Updated

Five American soldiers were killed Monday by a roadside bomb in the northern city of Mosul, described as one of Al Qaeda in Iraq's last strongholds, just days after a house explosion and suicide attack killed as many as 60 people there.

Insurgents in a nearby mosque opened fire on other soldiers in the patrol after the roadside bombing, prompting a fierce gunbattle as U.S. and Iraqi troops secured the area, the military said. Iraqi soldiers entered the mosque but the gunmen had already fled, according to the statement.

Iraqi army reinforcements have moved into position near the city, 225 miles northwest of Baghdad, ahead of a planned offensive announced by Iraqi Prime Minister Nouri al-Maliki.

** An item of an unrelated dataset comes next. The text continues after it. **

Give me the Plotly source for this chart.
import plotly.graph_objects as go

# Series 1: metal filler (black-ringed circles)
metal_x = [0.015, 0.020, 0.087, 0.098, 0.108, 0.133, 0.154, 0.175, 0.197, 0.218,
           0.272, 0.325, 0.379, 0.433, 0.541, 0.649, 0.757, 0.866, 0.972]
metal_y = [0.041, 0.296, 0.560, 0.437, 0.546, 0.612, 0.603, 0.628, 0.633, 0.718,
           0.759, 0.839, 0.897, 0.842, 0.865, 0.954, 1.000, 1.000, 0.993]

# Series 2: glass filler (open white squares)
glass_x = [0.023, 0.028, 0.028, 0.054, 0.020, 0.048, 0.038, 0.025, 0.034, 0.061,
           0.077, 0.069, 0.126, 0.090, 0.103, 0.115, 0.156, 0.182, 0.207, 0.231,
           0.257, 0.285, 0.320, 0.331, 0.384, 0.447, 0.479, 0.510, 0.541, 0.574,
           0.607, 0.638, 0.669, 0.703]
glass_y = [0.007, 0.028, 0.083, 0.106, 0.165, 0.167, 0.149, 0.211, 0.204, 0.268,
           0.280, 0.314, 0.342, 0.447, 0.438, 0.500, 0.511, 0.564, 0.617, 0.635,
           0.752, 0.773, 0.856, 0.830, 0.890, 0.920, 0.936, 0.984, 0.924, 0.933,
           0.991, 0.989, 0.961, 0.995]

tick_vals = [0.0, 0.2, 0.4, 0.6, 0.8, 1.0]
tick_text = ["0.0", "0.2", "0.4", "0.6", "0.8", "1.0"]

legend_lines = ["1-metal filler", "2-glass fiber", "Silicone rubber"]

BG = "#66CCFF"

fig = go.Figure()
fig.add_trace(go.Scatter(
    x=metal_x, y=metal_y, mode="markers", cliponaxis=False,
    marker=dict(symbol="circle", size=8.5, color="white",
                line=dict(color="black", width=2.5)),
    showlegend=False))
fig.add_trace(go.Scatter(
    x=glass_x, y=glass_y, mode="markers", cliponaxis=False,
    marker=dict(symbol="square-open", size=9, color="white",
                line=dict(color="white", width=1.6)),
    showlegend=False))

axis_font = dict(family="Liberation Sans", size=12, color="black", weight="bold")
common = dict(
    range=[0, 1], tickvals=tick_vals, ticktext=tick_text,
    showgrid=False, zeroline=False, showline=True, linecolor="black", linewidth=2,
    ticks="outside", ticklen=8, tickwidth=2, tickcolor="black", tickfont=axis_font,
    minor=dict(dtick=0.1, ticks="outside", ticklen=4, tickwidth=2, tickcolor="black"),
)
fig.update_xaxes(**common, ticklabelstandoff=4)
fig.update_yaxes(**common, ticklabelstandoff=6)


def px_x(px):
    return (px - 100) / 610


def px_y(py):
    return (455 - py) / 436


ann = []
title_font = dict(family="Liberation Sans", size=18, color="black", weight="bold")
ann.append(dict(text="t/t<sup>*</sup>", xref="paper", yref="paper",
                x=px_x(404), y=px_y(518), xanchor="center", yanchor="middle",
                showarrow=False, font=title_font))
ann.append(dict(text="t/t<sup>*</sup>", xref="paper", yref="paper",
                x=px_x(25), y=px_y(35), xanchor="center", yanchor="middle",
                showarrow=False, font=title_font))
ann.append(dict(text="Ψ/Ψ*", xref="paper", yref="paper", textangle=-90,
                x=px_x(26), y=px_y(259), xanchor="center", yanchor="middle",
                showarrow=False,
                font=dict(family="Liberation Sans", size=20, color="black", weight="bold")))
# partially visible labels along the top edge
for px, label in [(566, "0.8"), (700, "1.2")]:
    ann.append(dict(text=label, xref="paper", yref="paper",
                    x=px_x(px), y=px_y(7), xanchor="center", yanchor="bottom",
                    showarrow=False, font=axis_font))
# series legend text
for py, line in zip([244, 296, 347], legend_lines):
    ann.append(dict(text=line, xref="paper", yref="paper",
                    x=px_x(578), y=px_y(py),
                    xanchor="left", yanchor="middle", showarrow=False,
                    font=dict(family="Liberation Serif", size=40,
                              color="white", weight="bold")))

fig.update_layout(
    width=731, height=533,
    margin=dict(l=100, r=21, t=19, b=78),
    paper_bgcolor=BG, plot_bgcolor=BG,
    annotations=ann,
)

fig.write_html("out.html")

Monday's deaths raised to at least 36 the number of American troop deaths reported this month, an increase from the 23 recorded in December in one of the lowest monthly totals since the war started in March 2003.

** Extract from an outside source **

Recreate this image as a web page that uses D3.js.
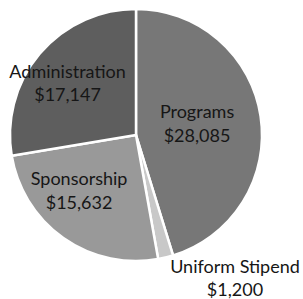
<!DOCTYPE html>
<html>
<head>
<meta charset="utf-8">
<script src="https://cdn.jsdelivr.net/npm/d3@7"></script>
<style>
  body { margin: 0; background: #fff; }
  svg text { font-family: Lato, "Open Sans", sans-serif; fill: #161616; }
</style>
</head>
<body>
<div class="pie"></div>
<script>
// chart values
var categories = ["Programs", "Uniform Stipend", "Sponsorship", "Administration"];
var amounts = [28085, 1200, 15632, 17147];
var valueLabels = ["$28,085", "$1,200", "$15,632", "$17,147"];
var sliceColors = ["#777777", "#c8c8c8", "#999999", "#5e5e5e"];

var svgWidth = 303;
var svgHeight = 299;
var cx = 136, cy = 135, radius = 126;

var svg = d3.select(".pie")
  .append("svg")
  .attr("width", svgWidth)
  .attr("height", svgHeight);

var chartGroup = svg.append("g")
  .attr("transform", `translate(${cx}, ${cy})`);

var data = categories.map((c, i) => ({ name: c, amount: amounts[i], label: valueLabels[i], color: sliceColors[i] }));

var pie = d3.pie()
  .value(d => d.amount)
  .sort(null);

var arc = d3.arc()
  .innerRadius(0)
  .outerRadius(radius);

var arcs = pie(data);

chartGroup.selectAll("path")
  .data(arcs)
  .enter()
  .append("path")
  .attr("d", arc)
  .attr("fill", d => d.data.color)
  .attr("stroke", "#fff")
  .attr("stroke-width", 2.5)
  .attr("stroke-linejoin", "round");

// label placement: inside slices at a fraction of the radius, small slice outside
var labelRadius = [0.49, 1.18, 0.66, 0.66];
var nudge = [[0, -4], [64, -3], [-9, -14], [-5, 0]];

var labelGroup = chartGroup.append("g");

arcs.forEach(function(d, i) {
  var r = radius * labelRadius[i];
  var pos = d3.arc().innerRadius(r).outerRadius(r).centroid(d);
  var x = pos[0] + nudge[i][0];
  var y = pos[1] + nudge[i][1];
  var t = labelGroup.append("text")
    .attr("x", x)
    .attr("y", y)
    .attr("text-anchor", "middle")
    .attr("font-size", 18);
  t.append("tspan")
    .attr("x", x)
    .attr("dy", "-0.2em")
    .text(d.data.name);
  t.append("tspan")
    .attr("x", x)
    .attr("dy", "1.3em")
    .text(d.data.label);
});
</script>
</body>
</html>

Iraqi police in Mosul, the capital of Ninevah province, reported clashes between U.S.-Iraqi forces and gunmen in a middle-class Sunni neighborhood believed to be an insurgent stronghold.

An officer, speaking on condition of anonymity because he was not authorized to release the information, said three civilians were wounded and helicopters had bombarded buildings in the southeastern Sumar neighborhood, which has seen frequent attacks on U.S. and Iraqi forces that have led to a series of raids.

"The insurgents are willing to desecrate a place of worship by using it to attack soldiers to further their agenda," said Maj. Peggy Kageleiry, a U.S. military spokeswoman in northern Iraq.

U.S. commanders describe Mosul as the last major urban center with a significant Al Qaeda presence since the terror network has been driven from its strongholds in the capital and Anbar province.

The U.S. military has said Iraqi security forces will take the lead in Mosul — a major test of Washington's plan to, at an undetermined date, shrink the American force and leave it as backup for Iraqi security forces.

The Iraqi Red Crescent Organization, meanwhile, gave a higher death toll than Iraqi officials from Wednesday's devastating house explosion. The U.S. military said the cause of the blast has yet to be determined, although Iraqi officials were quick to blame Al Qaeda.

Bolstering that claim, a suicide attacker killed a top police official and two other officers as they toured the wreckage the next day.

The relief organization said more than 60 people were killed and 280 wounded based on estimates from relatives who buried victims without officially registering them. Iraqi officials in Mosul maintain that nearly 40 were killed and more than 200 wounded.

The U.S.-led security crackdown, along with a Sunni revolt against Al Qaeda in Iraq and a cease-fire order by radical Shiite cleric Muqtada al-Sadr have been credited with a dramatic drop in attacks in the capital.

However, influential members of al-Sadr's movement said Monday they have urged the anti-U.S. Shiite cleric to follow through with threats not to extend the cease-fire when it expires next month, a move that could jeopardize the recent security gains.

The Sadrists are angry over the insistence of U.S. and Iraqi forces on continuing to hunt down so-called rogue fighters who ignored the six-month order, which was issued in August. Al-Sadr's followers claim this is a pretext to crack down on their movement.

The maverick cleric announced earlier this month that he would not renew the order unless the Iraqi government purges "criminal gangs" operating within security forces he claims are targeting his followers.

That was a reference to rival Shiite militiamen from the Badr Brigade who have infiltrated security forces participating in the ongoing crackdown against breakaway militia cells the U.S. has said were linked to Iran.

The political commission of al-Sadr's movement and some lawmakers and senior officials said they were urging him to follow through with his threat, pointing to recent raids against the movement in the southern Shiite cities of Diwaniyah, Basra and Karbala.

"We presented a historic opportunity when we froze the (Mahdi) army," Nasser al-Rubaie, leader of the Sadrists in parliament, told reporters Monday. "But the step was negatively capitalized on."

The group planned to send the message to al-Sadr's main office in the holy city of Najaf, two Sadrist legislators and a member of the political commission told The Associated Press. They spoke on condition of anonymity because of fears of retribution.

"We have demanded that the government purge these security organs and release our detainees," one official said. "We have not found any positive response so far from the government, so why then should we continue freezing the (Mahdi Army)?"

Al-Sadr's political commission is made up of the movement's most powerful officials whose opinion often reflects that of the reclusive cleric, although the officials stressed that he retains sole decision-making authority over the militia.

Underscoring the complaints, the military announced the arrest Monday of a man accused of gathering intelligence, using computers and forging documents as an associate of militia leaders involved in attacks on U.S.-led forces.

U.S. troops also detained 18 Al Qaeda-linked militants in two days of operations ending Monday north of Baghdad.

Mahdi Army militiamen fought U.S. troops for much of 2004, and al-Sadr has tirelessly called for the withdrawal of U.S. forces from Iraq.